All of the ephemera that is far too trivial to be bothered with elsewhere on this site or, depending on your point of view, a meta-commentary on it. This ephemera includes, but is not limited to art, music and literature. Most of the content here will be discussed in terms that are as abstract as possible, reality being a singularly overrated concept.

Tuesday, March 28, 2006

 
Gabriel Josipovici has published an essay on the writings of Borges from his latest collection:

"Borges’ fondness for detective stories stems from his dislike for the classical novel. For the detective story, unlike the novel, accepts from the start that the logic of fiction is not the logic of life and that as a fictional construct its prime duty is to be interesting, not realistic.

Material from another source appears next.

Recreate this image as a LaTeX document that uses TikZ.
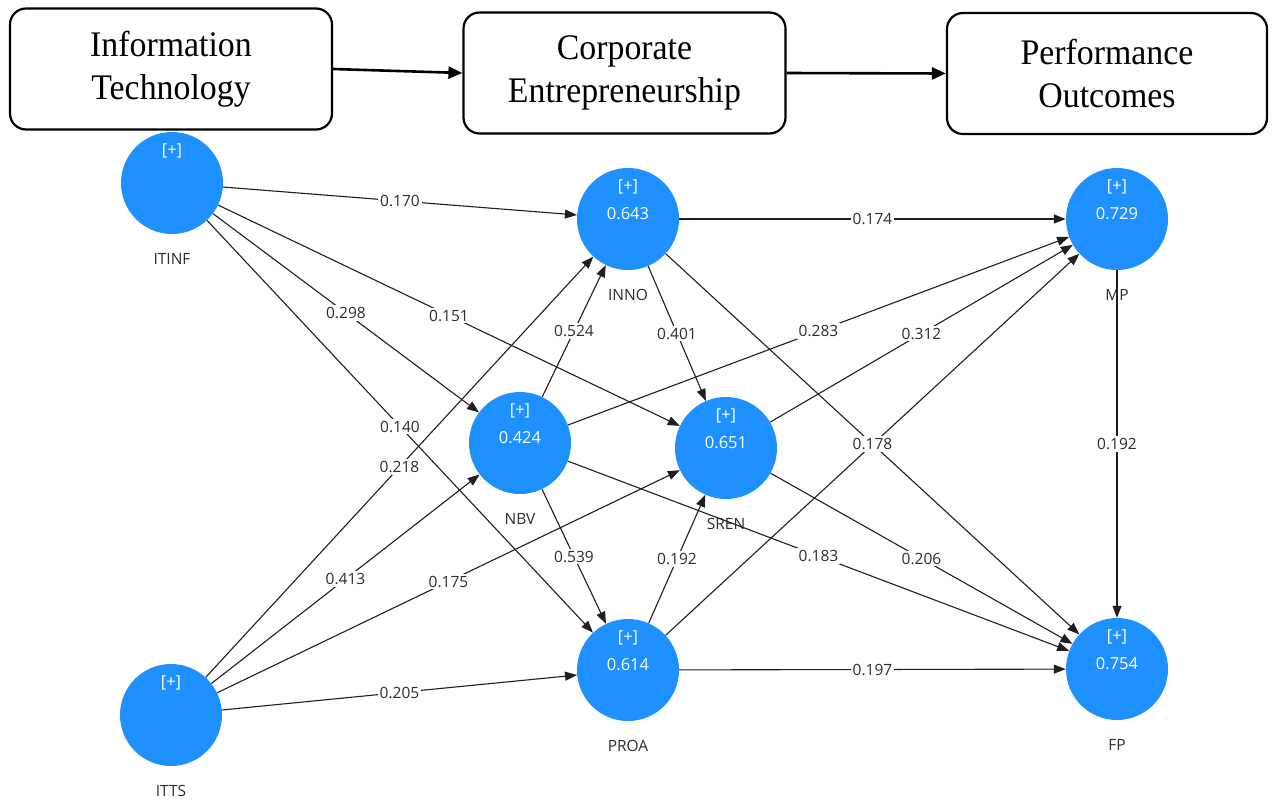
\documentclass[tikz,border=0pt]{standalone}
\usepackage{fontspec}
\setmainfont{Liberation Serif}
\newfontfamily\stagefont[FakeStretch=0.94]{Liberation Serif}
\newfontfamily\uifont{Open Sans}
\usetikzlibrary{arrows.meta}
\definecolor{lvblue}{RGB}{30,144,255}
\definecolor{txtgray}{RGB}{45,45,45}

% latent variable: circle, "[+]" marker, optional R^2 value, name below
\newcommand\latentvar[5]{%
  \node[lv] (#1) at (#2,#3) {};
  \node[plus] (#1-p) at ([yshift=32pt]#1.center) {[+]};
  \if\relax\detokenize{#4}\relax\else
    \node[plus] (#1-v) at ([yshift=5pt]#1.center) {#4};
  \fi
  \node[lvname] (#1-n) at ([yshift=-76pt]#1.center) {#5};
}

\begin{document}
\begin{tikzpicture}[x=1pt,y=-1pt,
  stage/.style={draw,line width=2.2pt,rounded corners=16pt,
    minimum width=322pt,minimum height=121pt,align=center,
    font=\stagefont\fontsize{36}{43}\selectfont},
  flow/.style={line width=2.6pt,-{Triangle[length=14pt,width=12pt]}},
  lv/.style={circle,fill=lvblue,minimum size=102pt,inner sep=0pt},
  plus/.style={text=white,inner sep=0pt,font=\uifont\fontsize{16.5}{16}\selectfont},
  lvname/.style={text=txtgray,inner sep=0pt,font=\uifont\fontsize{15.5}{16}\selectfont},
  rel/.style={draw=black!88,line width=1.1pt,-{Triangle[length=12pt,width=9pt]}},
  wt/.style={fill=white,inner sep=2pt,text=txtgray,font=\uifont\fontsize{15.5}{16}\selectfont}
]
\useasboundingbox (0,0) rectangle (1272,801);

% stage boxes along the top
\node[stage] (it) at (171,69) {Information\\Technology};
\node[stage] (ce) at (624.5,73) {Corporate\\Entrepreneurship};
\node[stage,minimum width=320pt] (po) at (1107,73.5) {Performance\\Outcomes};
\draw[flow] (it.east) -- (ce.west);
\draw[flow] (ce.east) -- (po.west);

% latent variables
\latentvar{itinf}{172}{183}{}{ITINF}
\latentvar{itts}{171}{715}{}{ITTS}
\latentvar{inno}{628}{219}{0.643}{INNO}
\latentvar{nbv}{520}{443}{0.424}{NBV}
\latentvar{sren}{726}{448}{0.651}{SREN}
\latentvar{proa}{628}{670}{0.614}{PROA}
\latentvar{mp}{1117}{219}{0.729}{MP}
\latentvar{fp}{1117}{669}{0.754}{FP}

% structural paths
\foreach \a/\b in {itinf/inno,itinf/nbv,itinf/sren,itinf/proa,
                   itts/inno,itts/nbv,itts/sren,itts/proa,
                   nbv/inno,nbv/proa,nbv/mp,nbv/fp,
                   inno/sren,inno/mp,inno/fp,
                   proa/sren,proa/mp,proa/fp,
                   sren/mp,sren/fp,mp/fp}
  \draw[rel] (\a) -- (\b);

% path coefficients, on top of all lines
\foreach \a/\b/\w in {itinf/inno/0.170,itinf/nbv/0.298,itinf/sren/0.151,itinf/proa/0.140,
                      itts/inno/0.218,itts/nbv/0.413,itts/sren/0.175,itts/proa/0.205,
                      nbv/inno/0.524,nbv/proa/0.539,nbv/mp/0.283,nbv/fp/0.183,
                      inno/sren/0.401,inno/mp/0.174,inno/fp/0.178,
                      proa/sren/0.192,proa/fp/0.197,
                      sren/mp/0.312,sren/fp/0.206,mp/fp/0.192}
  \path (\a) -- node[wt] {\w} (\b);
\end{tikzpicture}
\end{document}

The novel, on the other hand, is a curious hybrid: it wants to assert at one and the same time that it is dealing with life in all its boring contingency, while at the same time telling a story which implies that life has a meaning, is always more than mere contingency. This is the secret of its hold over us, as Sartre, for one, understood so well. We open a novel, Sartre says in La Nausee, and read about a man walking down a road. The man seems free, the future open before him. At once we identify with him, for that is how our own existence seems to be to us. We too are walking down the road of life, not knowing what is to come. But the pleasure of reading a novel stems from the fact that we know that this man is in fact the subject of an adventure that is about to befall him. How do we know this? Because he is there at the start of the novel and he would not be there if nothing were going to happen to him...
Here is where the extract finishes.